Travelling in Bogota can sometimes be very tedious. At peak hours the transportation systems in Bogota often struggle to cope with the hundreds of thousands of commuters.
But transportation in Bogota has improved in recent years in particular with the introduction of the innovative Transmilenio bus system.
Bogota's principal public transportation system is known as the Transmilenio and is a cross between a bus and tram system.
The double-length buses run along the majority of the city's main arteries including to the airport with frequent stops every minute or so.
A station on Bogota's Transmilenio bus service
Figuring out the system can take quite a while so plan a bit of extra time for your journey if you're using it for the first time. And don't be surprised if you end up on the wrong bus from time time! (Or maybe that's just me!)

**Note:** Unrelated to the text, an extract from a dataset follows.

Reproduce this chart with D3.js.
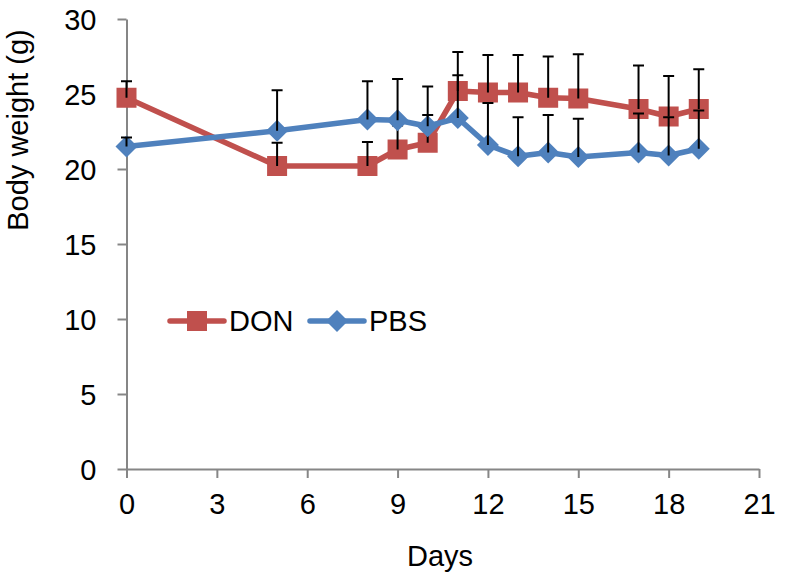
<!DOCTYPE html>
<html>
<head>
<meta charset="utf-8">
<script src="https://cdn.jsdelivr.net/npm/d3@7"></script>
<style>
    body { margin: 0; background: #fff; }
    #chart-area { width: 796px; height: 578px; }
    .axis text { font-family: "Liberation Sans", Arial, sans-serif; font-size: 29px; fill: #000; }
</style>
</head>
<body>
<div id="chart-area"></div>
<script>

// days of measurement
const days = [0, 5, 8, 9, 10, 11, 12, 13, 14, 15, 17, 18, 19];

// DON group: mean body weight and error
const donMean = [24.75, 20.2, 20.2, 21.3, 21.75, 25.2, 25.1, 25.1, 24.75, 24.7, 24.0, 23.5, 24.0];
const donErr  = [1.1, 1.55, 1.6, 1.6, 1.85, 2.6, 2.5, 2.5, 2.75, 2.95, 2.9, 2.7, 2.65];

// PBS group
const pbsMean = [21.5, 22.55, 23.3, 23.25, 22.85, 23.4, 21.6, 20.85, 21.1, 20.8, 21.1, 20.9, 21.35];
const pbsErr  = [0.6, 2.7, 2.55, 2.75, 2.65, 2.85, 2.8, 2.6, 2.5, 2.55, 2.6, 2.55, 2.55];

const xTicks = [0, 3, 6, 9, 12, 15, 18, 21];
const yTicks = [0, 5, 10, 15, 20, 25, 30];

class LineVis {

    constructor(parentElement) {
        this.parentElement = parentElement;
        this.series = [
            { name: "DON", color: "#C0504D", shape: "square",
              values: days.map((d, i) => ({ day: d, mean: donMean[i], err: donErr[i] })) },
            { name: "PBS", color: "#4F81BD", shape: "diamond",
              values: days.map((d, i) => ({ day: d, mean: pbsMean[i], err: pbsErr[i] })) }
        ];
        this.initVis();
    }

    drawMarker(sel, shape, color) {
        if (shape === "square") {
            sel.append("rect")
                .attr("x", -10).attr("y", -10)
                .attr("width", 20).attr("height", 20)
                .attr("fill", color);
        } else {
            sel.append("path")
                .attr("d", "M0,-11L11,0L0,11L-11,0Z")
                .attr("fill", color);
        }
    }

    initVis() {
        let vis = this;

        vis.width = 796;
        vis.height = 578;

        vis.svg = d3.select("#" + vis.parentElement).append("svg")
            .attr("width", vis.width)
            .attr("height", vis.height);

        vis.x = d3.scaleLinear().domain([0, 21]).range([126.5, 759]);
        vis.y = d3.scaleLinear().domain([0, 30]).range([469, 19]);

        // axes
        vis.xAxis = d3.axisBottom(vis.x).tickValues(xTicks).tickSize(9).tickPadding(15).tickSizeOuter(0);
        vis.yAxis = d3.axisLeft(vis.y).tickValues(yTicks).tickSize(9).tickPadding(21).tickSizeOuter(0);

        let gx = vis.svg.append("g")
            .attr("class", "x-axis axis")
            .attr("transform", `translate(0, ${vis.y(0)})`)
            .call(vis.xAxis);
        let gy = vis.svg.append("g")
            .attr("class", "y-axis axis")
            .attr("transform", `translate(${vis.x(0)}, 0)`)
            .call(vis.yAxis);

        [gx, gy].forEach(g => {
            g.select(".domain").attr("stroke", "#868686").attr("stroke-width", 2);
            g.selectAll(".tick line").attr("stroke", "#868686").attr("stroke-width", 2);
        });
        gx.selectAll("text").attr("dy", "0.71em");
        gy.selectAll("text").attr("dy", "0.35em");

        // axis titles
        vis.svg.append("text")
            .attr("x", 440).attr("y", 566)
            .attr("text-anchor", "middle")
            .style("font-family", "Liberation Sans, Arial, sans-serif")
            .style("font-size", "29px")
            .text("Days");

        vis.svg.append("text")
            .attr("transform", "translate(28, 130) rotate(-90)")
            .attr("text-anchor", "middle")
            .style("font-family", "Liberation Sans, Arial, sans-serif")
            .style("font-size", "29px")
            .text("Body weight (g)");

        vis.updateVis();
    }

    updateVis() {
        let vis = this;

        let line = d3.line()
            .x(d => vis.x(d.day))
            .y(d => vis.y(d.mean));

        vis.series.forEach(s => {
            let g = vis.svg.append("g").attr("class", "series-" + s.name);

            g.append("path")
                .datum(s.values)
                .attr("d", line)
                .attr("fill", "none")
                .attr("stroke", s.color)
                .attr("stroke-width", 5.5)
                .attr("stroke-linejoin", "round");

            g.selectAll(".marker")
                .data(s.values)
                .enter()
                .append("g")
                .attr("class", "marker")
                .attr("transform", d => `translate(${vis.x(d.day)}, ${vis.y(d.mean)})`)
                .each(function () { vis.drawMarker(d3.select(this), s.shape, s.color); });

            // error bars (upper only)
            let eb = g.selectAll(".err")
                .data(s.values)
                .enter()
                .append("g")
                .attr("class", "err")
                .attr("stroke", "#000")
                .attr("stroke-width", 2);
            eb.append("line")
                .attr("x1", d => vis.x(d.day)).attr("x2", d => vis.x(d.day))
                .attr("y1", d => vis.y(d.mean)).attr("y2", d => vis.y(d.mean + d.err));
            eb.append("line")
                .attr("x1", d => vis.x(d.day) - 5.5).attr("x2", d => vis.x(d.day) + 5.5)
                .attr("y1", d => vis.y(d.mean + d.err)).attr("y2", d => vis.y(d.mean + d.err));
        });

        // legend
        let legend = vis.svg.append("g").attr("class", "legend");
        let legendX = [170, 310];
        vis.series.forEach((s, i) => {
            let lg = legend.append("g").attr("transform", `translate(${legendX[i]}, 321)`);
            lg.append("line")
                .attr("x1", 0).attr("x2", 54)
                .attr("stroke", s.color)
                .attr("stroke-width", 5.5)
                .attr("stroke-linecap", "round");
            vis.drawMarker(lg.append("g").attr("transform", "translate(27, 0)"), s.shape, s.color);
            lg.append("text")
                .attr("x", 59).attr("dy", "0.36em")
                .style("font-family", "Liberation Sans, Arial, sans-serif")
                .style("font-size", "29px")
                .text(s.name);
        });
    }
}

new LineVis("chart-area");
</script>
</body>
</html>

This is an up-to-date map of the Transmilenio routes and stations:
Normal buses also run to all parts of the city. The routes are sometimes a bit confusing and take a while to get used to, but don't be afraid to have a quick word with the driver to make sure he's heading in your direction.
All taxis are fitted with taxi meters. The final number displayed on the small screen is found on a chart, usually positioned somewhere in the front of the taxi, and corresponds to the fare.
The main bus terminal is located in the east at Diagonal 23 No. 69-60 not too far from the city centre.
Buses leave to all parts of Colombia. Medellin 9 hours. Cali 12 hours. Bucaramanga 9 hours, Cartagena 20 hours, Santa Marta 16 hours (all times approx.)